A "preliminary investigation indicates that the person acted intentionally," a Caltrain press release stated.
Officers found a blood-stained piece of paper at the scene, according to a police scanner report. Emergency personnel included the San Mateo County Sheriff's Office and Palo Alto police.
Crime-scene tape covered the area around the Marguerite shuttle stop, an eyewitness said. The entrances to the underpass between the northbound and southbound tracks were also blocked off.
The train stopped south of the Stanford station with approximately 115 passengers onboard. It was cleared to leave the scene at about 8:39 p.m., Caltrain spokeswoman Christine Dunn stated in a press release.
Train No. 284 operates as a local train from San Francisco to Menlo Park. It had been scheduled to stop at the Mountain View station and the Santa Clara station, arriving in San Jose at 7:55 p.m. The train was not scheduled to stop at the Palo Alto station. Caltrain is authorized to operate at a maximum speed of 79 miles an hour.
The northbound track was re-opened for trains traveling at reduced speed at 8:25 p.m., and the track continued to serve both north- and south-bound trains as of 9:45 p.m.

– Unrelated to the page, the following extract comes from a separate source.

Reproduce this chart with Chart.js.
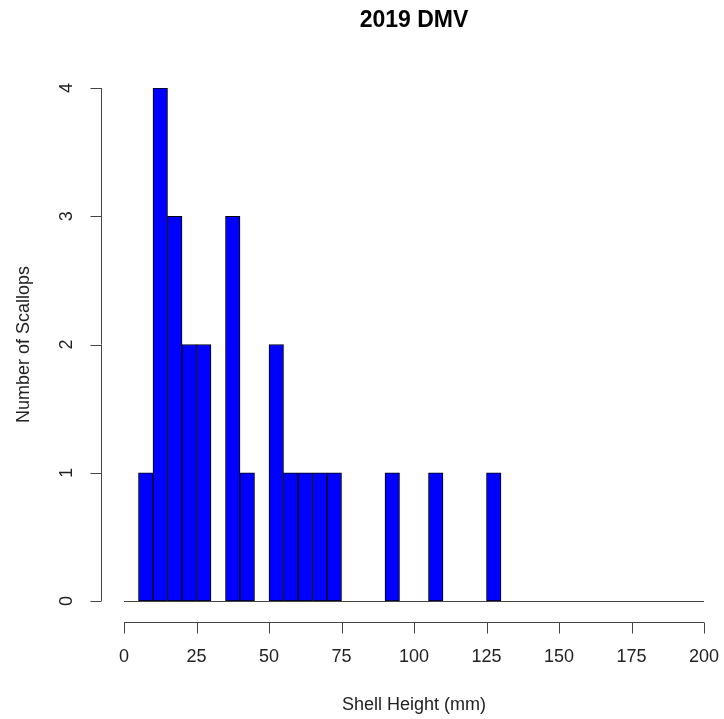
<!DOCTYPE html>
<html>
<head>
<meta charset="utf-8">
<script src="https://cdn.jsdelivr.net/npm/chart.js@4"></script>
<style>
  html, body { margin: 0; padding: 0; background: #fff; }
  #hist { display: block; }
</style>
</head>
<body>
<canvas id="hist" width="724" height="719"></canvas>
<script>
// bin edges (mm) and scallop counts per 5 mm bin
const breaks = [5, 10, 15, 20, 25, 30, 35, 40, 45, 50, 55, 60, 65, 70, 75,
                80, 85, 90, 95, 100, 105, 110, 115, 120, 125, 130];
const counts = [1, 4, 3, 2, 2, 0, 3, 1, 0, 2, 1, 1, 1, 1, 0,
                0, 0, 1, 0, 0, 1, 0, 0, 0, 1];
const xTicks = [0, 25, 50, 75, 100, 125, 150, 175, 200];
const yTicks = [0, 1, 2, 3, 4];

const titulo = '2019 DMV';
const tituloX = 'Shell Height (mm)';
const tituloY = 'Number of Scallops';

const puntos = counts.map((c, i) => ({
    x: (breaks[i] + breaks[i + 1]) / 2,
    y: c > 0 ? c : null
}));

const fuente = '"Liberation Sans", Arial, sans-serif';

// base-R style axes: detached from the plot region, line only spans the ticks
const ejesR = {
    id: 'ejesR',
    afterDatasetsDraw(chart) {
        const ctx = chart.ctx;
        const sx = chart.scales.x;
        const sy = chart.scales.y;
        const px = v => sx.getPixelForValue(v);
        const py = v => sy.getPixelForValue(v);

        ctx.save();
        ctx.strokeStyle = '#444';
        ctx.lineWidth = 1;

        // zero line under the bars
        ctx.beginPath();
        ctx.moveTo(px(0), Math.round(py(0)) + 0.5);
        ctx.lineTo(px(200), Math.round(py(0)) + 0.5);
        ctx.stroke();

        // x axis
        const ax = Math.round(py(-0.16)) + 0.5;
        ctx.beginPath();
        ctx.moveTo(px(xTicks[0]), ax);
        ctx.lineTo(px(xTicks[xTicks.length - 1]), ax);
        xTicks.forEach(t => {
            const x = Math.round(px(t)) + 0.5;
            ctx.moveTo(x, ax);
            ctx.lineTo(x, ax + 11);
        });
        ctx.stroke();

        // y axis
        const ay = Math.round(px(-8)) + 0.5;
        ctx.beginPath();
        ctx.moveTo(ay, py(yTicks[0]));
        ctx.lineTo(ay, py(yTicks[yTicks.length - 1]));
        yTicks.forEach(t => {
            const y = Math.round(py(t)) + 0.5;
            ctx.moveTo(ay, y);
            ctx.lineTo(ay - 11, y);
        });
        ctx.stroke();

        ctx.fillStyle = '#222';
        ctx.font = '18px ' + fuente;
        ctx.textAlign = 'center';
        ctx.textBaseline = 'middle';
        xTicks.forEach(t => ctx.fillText(String(t), px(t), ax + 35));

        yTicks.forEach(t => {
            ctx.save();
            ctx.translate(ay - 34, py(t));
            ctx.rotate(-Math.PI / 2);
            ctx.fillText(String(t), 0, 0);
            ctx.restore();
        });

        // axis titles
        ctx.fillText(tituloX, (px(0) + px(200)) / 2, ax + 83);
        ctx.save();
        ctx.translate(ay - 77, (py(0) + py(4)) / 2);
        ctx.rotate(-Math.PI / 2);
        ctx.fillText(tituloY, 0, 0);
        ctx.restore();

        // main title
        ctx.fillStyle = '#000';
        ctx.font = 'bold 23px ' + fuente;
        ctx.fillText(titulo, (px(0) + px(200)) / 2, 21);
        ctx.restore();
    }
};

const ctx = document.getElementById('hist').getContext('2d');
const chart = new Chart(ctx, {
    type: 'bar',
    data: {
        datasets: [{
            data: puntos,
            backgroundColor: '#0000ff',
            borderColor: '#000',
            borderWidth: 1,
            borderSkipped: false,
            barPercentage: 1,
            categoryPercentage: 1
        }]
    },
    options: {
        responsive: false,
        animation: false,
        layout: { padding: { left: 124, right: 20, top: 88, bottom: 118 } },
        plugins: {
            legend: { display: false },
            tooltip: { enabled: false },
            title: { display: false }
        },
        scales: {
            x: { type: 'linear', min: 0, max: 200, display: false, offset: false },
            y: { min: 0, max: 4, display: false }
        }
    },
    plugins: [ejesR]
});
</script>
</body>
</html>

A bus driver for the Santa Clara Valley Transportation Authority who declined to give his name spoke about the incident. He had been dispatched to the Palo Alto Caltrain station to pick up passengers who were delayed by accident, but he found fewer passengers than usual opting for the bus.
He said he didn't understand why a person would commit suicide.
"The family will be suffering. ... It makes me a little sad," he said.
Gesturing to a train that was pulling into the station, he said: "These are the people who are affected."
This is the fourth Caltrain fatality on the right-of-way this year. Last year there were 11 fatalities on the Caltrain right-of-way; of those nine were determined by the coroner to be suicides and two are pending final investigation, Dunn stated.
Last year, Caltrain installed 250 suicide prevention signs along a 10-mile stretch of the right-of-way between Menlo Park and Mountain View.
The signs, which have a hotline number to a local crisis intervention agency, are part of national study to test the effectiveness of signs in preventing suicides on railroads. The calls are tracked to determine if the signs are an effective tool for suicide prevention.